Connal serves on the international advisory committees of the journals Law and Critique and Journal of Italian Philosophy, the book series TechNomos: Law, Technology, Culture (Routledge), and the Serpentine Galleries R&D Platform ‘Legal Lab’. He co-led Kent’s Centre for Critical Thought, which facilitates cross-disciplinary collaborations within and beyond the University, and co-created and directed the Kent Summer School in Critical Theory, held annually in Paris. He is particularly interested in the connections between law, visual culture, and creative practice in interdisciplinary scholarly method, seen in the recent edited collection Interdisciplinarities: Research Process, Method and the Body of Law (Palgrave, 2022), and article, ‘Contemporary Art in the Aftermath of Legal Positivism’ (2022, Pólemos). He is the English translator of several works of contemporary Italian thought by scholars such as Giorgio Agamben, Roberto Esposito, Antonio Negri and Emanuele Coccia, including Esposito’s major 1988 monograph, Categories of the Impolitical (2015, Fordham University Press). Drawing on a palette of contemporary theory including political theology, biopolitics, technosocial theory, materiality studies and philosophies of technology, he is also co-editing the Routledge Handbook of the Lived Experience of Ideology (forthcoming 2023).

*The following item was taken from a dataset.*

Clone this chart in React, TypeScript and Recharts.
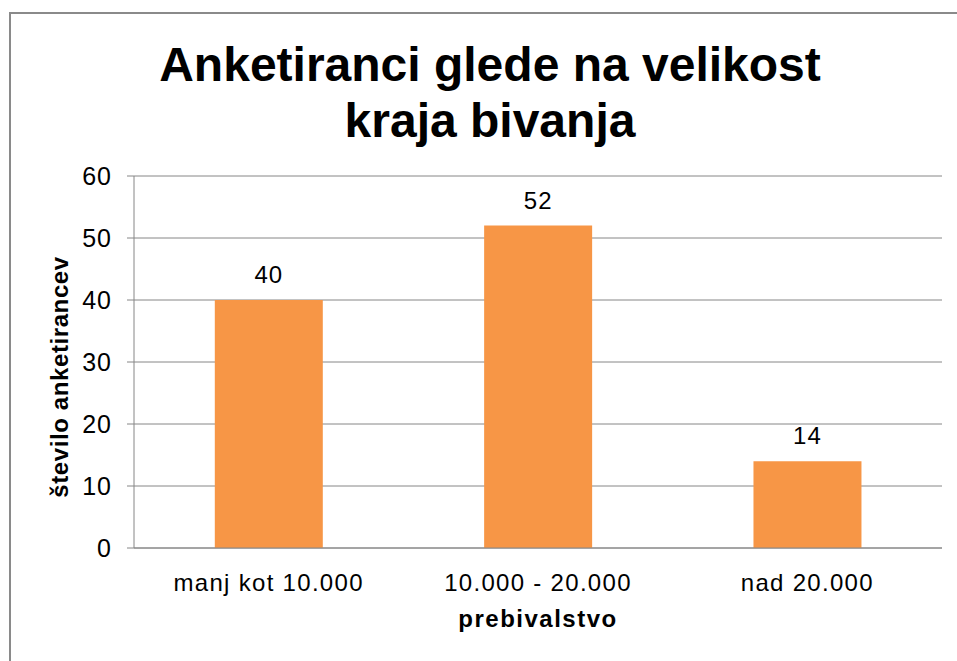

Dr Parsley is not currently engaged in teaching due to the award of a UKRI Future Leaders Fellowship. At Kent, he has taught undergraduate courses in Public Law, Technologies in Legal Practice, Land Law, Critical Legal Theory, and Art, Law and Politics. At postgraduate level he has taught courses in Law and the Humanities.
Dr Parsley is currently accepting applications for postgraduate supervision only in the area of ‘legal design, new technologies and human values’, especially in relation to administrative decision-making. Exceptional applications will also be considered in legal theory and digital technologies, particularly in relation to the question of ‘the human’, philosophy of technosocial ecologies, media, and evolutionary theory.